SAP Change Manager: From the back office to the boardroom


According to the SAP Change Management Index 2025, more than half (54 percent) of SAP change managers say their role has evolved into a strategic leadership position. Over half (53 percent) now lead initiatives that directly improve business agility, while nearly half (45 percent) contribute to early-stage strategic planning and stakeholder alignment. This shift represents a profound redefinition of what it means to manage SAP change. No longer just providing stability, these professionals are driving change, shaping business outcomes and leading innovation at the forefront.
Boldly into the new times
In the traditional SAP world, change was one thing above all: a risk. Processes were highly manual, project durations were long and every adjustment was potentially prone to disruption. Change managers usually operated in the background, with the primary goal of ensuring stability and avoiding unplanned effects in the production system. This role was essential, but often remained invisible to the company. The digital transformation has fundamentally changed the framework conditions. Business models, markets and regulatory requirements now demand much faster adjustments. SAP systems are no longer just operational backbones, but are evolving into strategic platforms.
This also brings change management more into focus. Change managers are increasingly operating at the interface between IT and business, coordinating cross-functional teams and taking responsibility for ensuring that technological changes deliver measurable business benefits. However, this new visibility also brings additional pressure. Many companies continue to face the dilemma of reconciling speed and stability. Concerns about system disruption mean that SAP changes are often delayed or shifted to complex release processes. The desire for agility collides with the need for control, traceability and compliance. Against this backdrop, intelligent change management is becoming increasingly important. Through the targeted use of automation, analytics and AI, risks can be identified at an early stage, dependencies made transparent and recurring manual activities reduced. This makes changes more predictable and easier to control without jeopardizing operational reliability. It is crucial that this development does not replace people, but supports them. Intelligent tools provide SAP experts with a sound basis for decision-making and create scope for higher-value tasks - such as coordination with stakeholders, the strategic prioritization of changes or the targeted promotion of innovation. The aim is not maximum speed at any price, but controlled, value-oriented change that combines stability and progress in a sustainable way.

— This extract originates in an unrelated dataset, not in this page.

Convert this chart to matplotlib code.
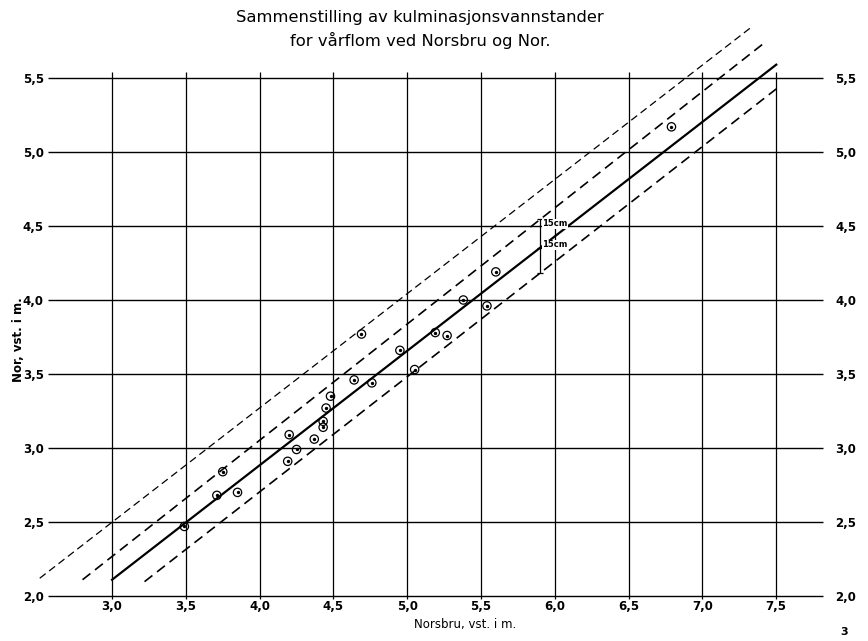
import numpy as np
import matplotlib.pyplot as plt
from matplotlib.ticker import FuncFormatter

## Data
norsbru = [3.49, 3.71, 3.75, 3.85, 4.19, 4.20, 4.25, 4.37, 4.43, 4.43, 4.45, 4.48,
           4.64, 4.69, 4.76, 4.95, 5.05, 5.19, 5.27, 5.38, 5.54, 5.60, 6.79]
nor = [2.47, 2.68, 2.84, 2.70, 2.91, 3.09, 2.99, 3.06, 3.14, 3.18, 3.27, 3.35,
       3.46, 3.77, 3.44, 3.66, 3.53, 3.78, 3.76, 4.00, 3.96, 4.19, 5.17]
# line end points (x0, x1), (y0, y1)
mid_x, mid_y = [3.00, 7.50], [2.11, 5.59]
upper_x, upper_y = [2.80, 7.41], [2.11, 5.73]
outer_x, outer_y = [2.51, 7.34], [2.12, 5.85]
lower_x, lower_y = [3.22, 7.50], [2.097, 5.426]
bracket_x = 5.9
x_ticks = [3.0, 3.5, 4.0, 4.5, 5.0, 5.5, 6.0, 6.5, 7.0, 7.5]
y_ticks = [2.0, 2.5, 3.0, 3.5, 4.0, 4.5, 5.0, 5.5]

plt.rcParams['font.family'] = ['DejaVu Sans']

fig = plt.figure(figsize=(8.68, 6.41), dpi=100)
ax = fig.add_axes([0.0553, 0.0702, 0.8929, 0.9005])
ax.set_xlim(2.566, 7.817)
ax.set_ylim(2.0, 5.9)
for s in ax.spines.values():
    s.set_visible(False)

# grid
ax.hlines(y_ticks, 2.566, 7.817, color='black', lw=1.0, clip_on=False)
ax.vlines(x_ticks, 1.98, 5.54, color='black', lw=0.9, clip_on=False)

# ticks, y labels on both sides (right ones via a twin axis)
comma = FuncFormatter(lambda v, p: f'{v:.1f}'.replace('.', ','))
ax.set_xticks(x_ticks)
ax.set_yticks(y_ticks)
ax.xaxis.set_major_formatter(comma)
ax.yaxis.set_major_formatter(comma)
ax.tick_params(axis='both', length=0, labelsize=8.5)
ax.tick_params(axis='x', pad=3)
ax.tick_params(axis='y', pad=3)
ax2 = ax.twinx()
ax2.set_ylim(ax.get_ylim())
ax2.set_yticks(y_ticks)
ax2.yaxis.set_major_formatter(comma)
ax2.tick_params(axis='y', length=0, labelsize=8.5, pad=9)
for s in ax2.spines.values():
    s.set_visible(False)
for lab in ax.get_xticklabels() + ax.get_yticklabels() + ax2.get_yticklabels():
    lab.set_fontweight('bold')

# regression and band lines
ax.plot(mid_x, mid_y, color='black', lw=1.6, clip_on=False)
ax.plot(upper_x, upper_y, color='black', lw=1.2, dashes=(6, 3.5), clip_on=False)
ax.plot(outer_x, outer_y, color='black', lw=0.9, dashes=(6, 3.5), clip_on=False)
ax.plot(lower_x, lower_y, color='black', lw=1.2, dashes=(6, 3.5), clip_on=False)

# 15 cm bracket
by_top = np.interp(bracket_x, upper_x, upper_y)
by_mid = np.interp(bracket_x, mid_x, mid_y)
by_bot = np.interp(bracket_x, lower_x, lower_y)
ax.vlines(bracket_x, by_bot, by_top, color='black', lw=0.9)
ax.hlines([by_top, by_mid, by_bot], bracket_x - 0.02, bracket_x + 0.02, color='black', lw=0.9)
box = dict(facecolor='white', edgecolor='none', pad=0.5)
ax.text(bracket_x + 0.015, by_top - 0.03, '15cm', fontsize=6, fontweight='bold',
        ha='left', va='center', bbox=box)
ax.text(bracket_x + 0.015, by_mid + 0.02, '15cm', fontsize=6, fontweight='bold',
        ha='left', va='center', bbox=box)

# observations
ax.scatter(norsbru, nor, s=36, facecolors='none', edgecolors='black', linewidths=0.9, zorder=3)
ax.scatter(norsbru, nor, s=2, color='black', zorder=3)

# texts
fig.text(0.484, 0.972, 'Sammenstilling av kulminasjonsvannstander', ha='center', va='center',
         fontsize=11.8)
fig.text(0.484, 0.937, 'for vårflom ved Norsbru og Nor.', ha='center', va='center', fontsize=11.8)
fig.text(0.536, 0.025, 'Norsbru, vst. i m.', ha='center', va='center', fontsize=8.5)
fig.text(0.021, 0.47, 'Nor, vst. i m.', ha='center', va='center', rotation=90,
         fontsize=8.5, fontweight='bold')
fig.text(0.973, 0.014, '3', ha='center', va='center', fontsize=8, fontweight='bold')

fig.savefig('out.png', dpi=100, facecolor='white')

A new era of SAP leadership
Today, the SAP change manager is much more than a technical specialist. He acts as a mediator between IT and business, as a communicator, strategist and problem solver. The aim is to enable continuous adaptation through intelligent design. In view of the increasing pace of business, manual working methods are reaching their limits. Those who rely on intelligent change management not only keep pace, but can actively shape change. It's not just about technology, it's about people: giving them the tools, data and security to drive transformation effectively. When change managers grow, the company moves with them.